Given problem —
Copy the lines below as they are; omit the images they contain.

»»

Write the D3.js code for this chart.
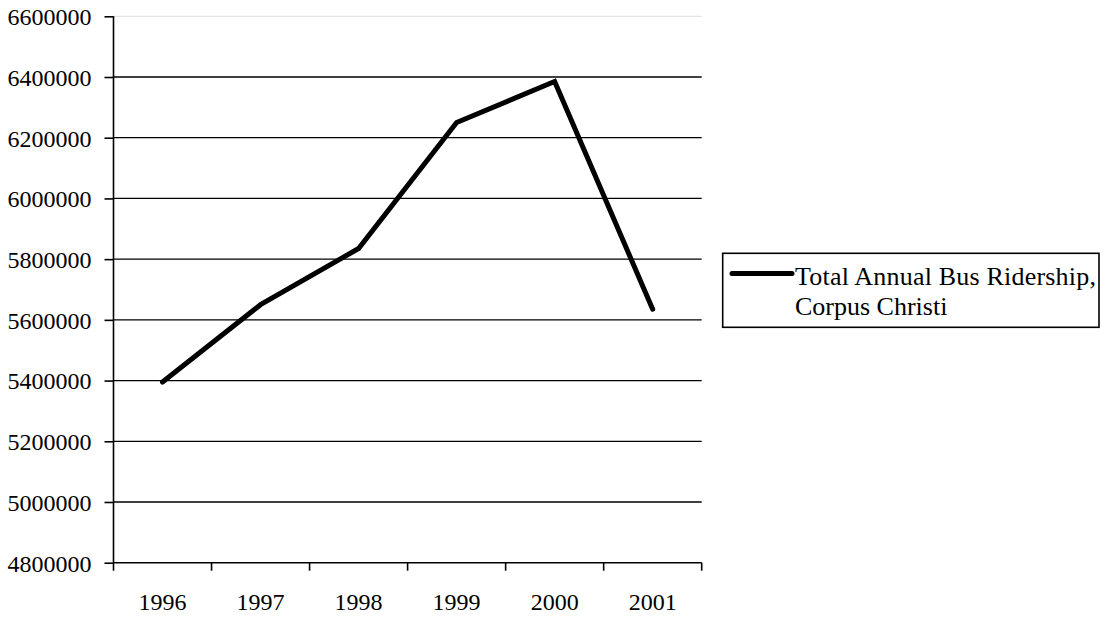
<!DOCTYPE html>
<html>
<head>
<meta charset="utf-8">
<script src="https://cdn.jsdelivr.net/npm/d3@7"></script>
<style>
  html, body { margin: 0; padding: 0; background: #fff; }
  svg { display: block; }
</style>
</head>
<body>
<div id="chart"></div>
<script>
// Annual bus ridership, Corpus Christi
const years = ["1996", "1997", "1998", "1999", "2000", "2001"];
const ridership = [5395000, 5650000, 5835000, 6250000, 6385000, 5635000];
const yTicks = [4800000, 5000000, 5200000, 5400000, 5600000, 5800000, 6000000, 6200000, 6400000, 6600000];
const seriesName = ["Total Annual Bus Ridership,", "Corpus Christi"];

const FONT = "'Liberation Serif', 'Times New Roman', Times, serif";
const W = 1110, H = 620;
const plot = { left: 113.5, right: 701.7, top: 16.3, bottom: 562.7 };

const svg = d3.select("#chart").append("svg")
  .attr("width", W).attr("height", H)
  .attr("font-family", FONT);

const x = d3.scaleBand().domain(years).range([plot.left, plot.right]).padding(0);
const y = d3.scaleLinear().domain([4800000, 6600000]).range([plot.bottom, plot.top]);

// horizontal gridlines (top one drawn light)
svg.append("g").selectAll("line").data(yTicks.slice(1)).join("line")
  .attr("x1", plot.left).attr("x2", plot.right)
  .attr("y1", d => y(d)).attr("y2", d => y(d))
  .attr("stroke", d => d === 6600000 ? "#e4e4e4" : "#000")
  .attr("stroke-width", 1.3);

// y axis
const yAxis = svg.append("g")
  .attr("transform", `translate(${plot.left},0)`)
  .call(d3.axisLeft(y).tickValues(yTicks).tickFormat(d3.format("d")).tickSize(9).tickPadding(13));
yAxis.attr("font-family", FONT).attr("font-size", 24);
yAxis.select(".domain").attr("stroke", "#000").attr("stroke-width", 1.6)
  .attr("d", `M0,${plot.top}V${plot.bottom}`);
yAxis.selectAll(".tick line").attr("stroke", "#000").attr("stroke-width", 1.6);
yAxis.selectAll(".tick text").attr("fill", "#000").attr("dy", "0.35em");

// x axis: line plus ticks at category boundaries
const bounds = years.map(d => x(d)).concat([x.range()[1]]);
const xg = svg.append("g").attr("font-family", FONT).attr("font-size", 24);
xg.append("line")
  .attr("x1", plot.left).attr("x2", plot.right)
  .attr("y1", plot.bottom).attr("y2", plot.bottom)
  .attr("stroke", "#000").attr("stroke-width", 1.6);
xg.selectAll("line.tk").data(bounds).join("line").attr("class", "tk")
  .attr("x1", d => d).attr("x2", d => d)
  .attr("y1", plot.bottom).attr("y2", plot.bottom + 8)
  .attr("stroke", "#000").attr("stroke-width", 1.6);
xg.selectAll("text").data(years).join("text")
  .attr("x", d => x(d) + x.bandwidth() / 2)
  .attr("y", 610)
  .attr("text-anchor", "middle")
  .attr("fill", "#000")
  .text(d => d);

// data line
const line = d3.line()
  .x((d, i) => x(years[i]) + x.bandwidth() / 2)
  .y(d => y(d));
svg.append("path")
  .datum(ridership)
  .attr("d", line)
  .attr("fill", "none")
  .attr("stroke", "#000")
  .attr("stroke-width", 5)
  .attr("stroke-linecap", "round")
  .attr("stroke-linejoin", "miter");

// legend
const lg = svg.append("g").attr("font-family", FONT).attr("font-size", 26);
lg.append("rect")
  .attr("x", 722.7).attr("y", 253.3)
  .attr("width", 376.3).attr("height", 74)
  .attr("fill", "#fff").attr("stroke", "#000").attr("stroke-width", 1.6);
lg.append("line")
  .attr("x1", 732).attr("x2", 792)
  .attr("y1", 273.5).attr("y2", 273.5)
  .attr("stroke", "#000").attr("stroke-width", 5).attr("stroke-linecap", "round");
lg.selectAll("text").data(seriesName).join("text")
  .attr("x", 795)
  .attr("y", (d, i) => 285 + i * 30)
  .attr("fill", "#000")
  .attr("letter-spacing", (d, i) => i === 0 ? 0.2 : 0)
  .text(d => d);
</script>
</body>
</html>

««

Result below —
Write the D3.js code for this chart.
<!DOCTYPE html>
<html>
<head>
<meta charset="utf-8">
<script src="https://cdn.jsdelivr.net/npm/d3@7"></script>
<style>
  html, body { margin: 0; padding: 0; background: #fff; }
  svg { display: block; }
</style>
</head>
<body>
<div id="chart"></div>
<script>
// Annual bus ridership, Corpus Christi
const years = ["1996", "1997", "1998", "1999", "2000", "2001"];
const ridership = [5395000, 5650000, 5835000, 6250000, 6385000, 5635000];
const yTicks = [4800000, 5000000, 5200000, 5400000, 5600000, 5800000, 6000000, 6200000, 6400000, 6600000];
const seriesName = ["Total Annual Bus Ridership,", "Corpus Christi"];

const FONT = "'Liberation Serif', 'Times New Roman', Times, serif";
const W = 1110, H = 620;
const plot = { left: 113.5, right: 701.7, top: 16.3, bottom: 562.7 };

const svg = d3.select("#chart").append("svg")
  .attr("width", W).attr("height", H)
  .attr("font-family", FONT);

const x = d3.scaleBand().domain(years).range([plot.left, plot.right]).padding(0);
const y = d3.scaleLinear().domain([4800000, 6600000]).range([plot.bottom, plot.top]);

// horizontal gridlines (top one drawn light)
svg.append("g").selectAll("line").data(yTicks.slice(1)).join("line")
  .attr("x1", plot.left).attr("x2", plot.right)
  .attr("y1", d => y(d)).attr("y2", d => y(d))
  .attr("stroke", d => d === 6600000 ? "#e4e4e4" : "#000")
  .attr("stroke-width", 1.3);

// y axis
const yAxis = svg.append("g")
  .attr("transform", `translate(${plot.left},0)`)
  .call(d3.axisLeft(y).tickValues(yTicks).tickFormat(d3.format("d")).tickSize(9).tickPadding(13));
yAxis.attr("font-family", FONT).attr("font-size", 24);
yAxis.select(".domain").attr("stroke", "#000").attr("stroke-width", 1.6)
  .attr("d", `M0,${plot.top}V${plot.bottom}`);
yAxis.selectAll(".tick line").attr("stroke", "#000").attr("stroke-width", 1.6);
yAxis.selectAll(".tick text").attr("fill", "#000").attr("dy", "0.35em");

// x axis: line plus ticks at category boundaries
const bounds = years.map(d => x(d)).concat([x.range()[1]]);
const xg = svg.append("g").attr("font-family", FONT).attr("font-size", 24);
xg.append("line")
  .attr("x1", plot.left).attr("x2", plot.right)
  .attr("y1", plot.bottom).attr("y2", plot.bottom)
  .attr("stroke", "#000").attr("stroke-width", 1.6);
xg.selectAll("line.tk").data(bounds).join("line").attr("class", "tk")
  .attr("x1", d => d).attr("x2", d => d)
  .attr("y1", plot.bottom).attr("y2", plot.bottom + 8)
  .attr("stroke", "#000").attr("stroke-width", 1.6);
xg.selectAll("text").data(years).join("text")
  .attr("x", d => x(d) + x.bandwidth() / 2)
  .attr("y", 610)
  .attr("text-anchor", "middle")
  .attr("fill", "#000")
  .text(d => d);

// data line
const line = d3.line()
  .x((d, i) => x(years[i]) + x.bandwidth() / 2)
  .y(d => y(d));
svg.append("path")
  .datum(ridership)
  .attr("d", line)
  .attr("fill", "none")
  .attr("stroke", "#000")
  .attr("stroke-width", 5)
  .attr("stroke-linecap", "round")
  .attr("stroke-linejoin", "miter");

// legend
const lg = svg.append("g").attr("font-family", FONT).attr("font-size", 26);
lg.append("rect")
  .attr("x", 722.7).attr("y", 253.3)
  .attr("width", 376.3).attr("height", 74)
  .attr("fill", "#fff").attr("stroke", "#000").attr("stroke-width", 1.6);
lg.append("line")
  .attr("x1", 732).attr("x2", 792)
  .attr("y1", 273.5).attr("y2", 273.5)
  .attr("stroke", "#000").attr("stroke-width", 5).attr("stroke-linecap", "round");
lg.selectAll("text").data(seriesName).join("text")
  .attr("x", 795)
  .attr("y", (d, i) => 285 + i * 30)
  .attr("fill", "#000")
  .attr("letter-spacing", (d, i) => i === 0 ? 0.2 : 0)
  .text(d => d);
</script>
</body>
</html>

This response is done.